Delivering his ruling, Justice Yunusa granted prayers A, B and C of the applicant.

“From all the evidence before the court, the first applicant is a registered organisation with the Corporate Affairs Commission.

“The second to fourth applicant have the constitutional right to belong to the first applicant being a registered organisation under the laws of Nigeria.

“NBM of Africa has a right to admit any person that is so interested as a member in exercise of his or her right under Chapter 4 of the constitution with respect to freedom of association.

“Therefore, prayers A, B and C of the applicant are hereby granted,’’ he said.
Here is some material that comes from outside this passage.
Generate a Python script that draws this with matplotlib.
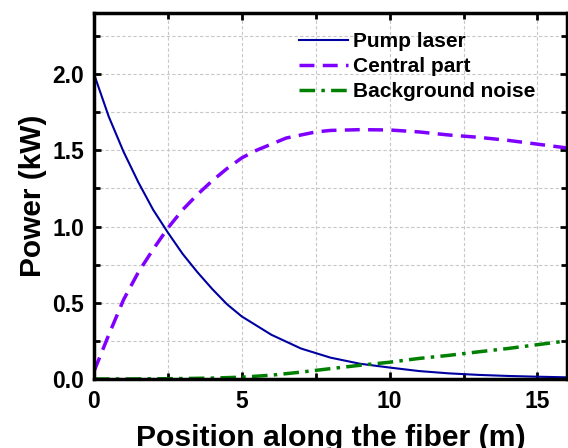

In prayer A, the applicant sought a declaration that being a duly registered incorporated trustee in Nigeria, it had a right to assemble and associate freely by virtue of section 40 of the constitution.

In prayer B, the applicant sought a declaration that the indiscriminate arrest of its members by the respondent was a breach of their right to personal liberty.

In prayer C, the applicant also sought a declaration that the parading of its members by the respondent on national television as criminals was in breach of sections 34 and 35 of the constitution.

In their affidavit in support of the motion the applicant averred that the NBM was formed in 1977 in Benin City as a human rights organisation.

The applicant averred that on July 6, policemen from the Lagos State Police Command, Ikeja, stormed the venue of their meeting at AY Hotel, Ogba and arrested two of its members.

According to the applicant, the members were made to sit on the floor, and were asked to pay some amount of money if they desired not to be taken to the station.

The applicant averred that on July 7, another set of policemen also besieged the venue of their meeting and again, arrested some its members.

According to the applicant, the police alleged that their gathering is unlawful.

The applicants therefore, want the court to declare the arrest, detention and parade of its members as unlawful.